One thing I've noticed about academic conferences is that they have too many sessions to pick from.  Without getting into issues of motivation or intent, I ascribe this pattern to an insufficiency of curation.  Commercially-oriented conferences tend not to have the same problem, perhaps because commercial organizers have a clearer idea of what they want the conference's :leave behinds" to be.  Anyway . . .

When I tried to view the conference schedule on my 4 1/2" (diagonal) screen, I realized I'd made a mistake.  Choosing from a list of options which is 3-5 times longer than the screen can hold is frustrating, at best.  I'll still have the downloaded schedule in my pocket as I attend the conference, but to make my selections I reverted to using the larger monitor attached to my desktop computer.  (At least I didn't have to print the full thing out!)

Anyway, I got to thinking about how small, convenient media (both hardware- and software-based) bias communication, and taste, and thought towards small simple content.  The good news about social media is its democratizing effect -- freedom of the press is no longer limited to the man (sic) who owns one.  The neutral news is that now everybody thinks they've got something to say that's worth listening to, and most of us are wrong.  The bad news is that, by overloading our sensory and cognitive channels with drivel (oops, I mean "noise"), media -- and not just social media -- is drowning out the signal.

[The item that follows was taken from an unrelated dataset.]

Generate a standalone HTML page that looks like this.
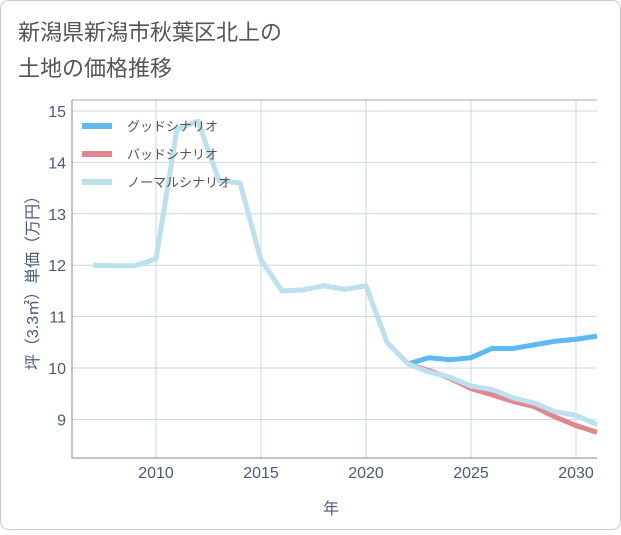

A week or two ago, an item on NPR's Morning Edition asked what a song "that costs $5.00" sounds like.  The focus of the piece was an increase in downloading of music in various high-fidelity (and large file size) formats, even at premium prices.  The discussion mentioned the technical limitations of popular .mp3 files, and that format's unsuitability for playback of fine-grained, layered, subtle and complex music.  Immediately, my mind jumped to the fact that popular music over the past 10-20 years has become decreasingly fine-grained, layered, subtle, complex, even (country music aside) singable.  The music industry's business model has moved first from vinyl to CD and then from CD to .mp3, with a technical decrease in fidelity at each transition.  Not surprisingly, music producers have shifted their product mix toward genres which download quickly and reproduce well on even low-fidelity equipment.  Rip a Glenn Miller LP (no, I'm not that old) to .mp3 and you can't help but hear the loss in audio quality; rip a Goodie Mob CD to the same format -- you won't hear any difference.

It's not just Twitter and Facebook and Tumblr and Flickr and itunes.  It's everything in this society which promises instant gratification and rewards a short attention span.  To an extent, it's partly the idea that if it's on the internet it should be free.  Inhibiting internet content creators from getting paid for their work discourages long-form thought.  If you doubt that, look at the articles on any of the many "content farms"; until search engines got better at looking past them, these sites specialized in drawing lots of eyeballs by promising more information than they ever delivered.  The business model certainly paid; content farm writers got paid more per word than most other internet content creators. 

I could lay some of the blame at the feet of the US education system, but I'm not sure how useful that would be.  Increasingly, I'm convinced that our educational processes are properly aligned to reproduce the consumerist society we all know and love.  Until and unless society's values change, it's unrealistic to think that the education system is going to undergo a sea change.  

I guess I just hope that, if media and other technology improves sufficiently, at least some of the tendency towards high noise and low signal may be mitigated.

I know, I'm a hopeless romantic.  Hope you enjoyed the walk.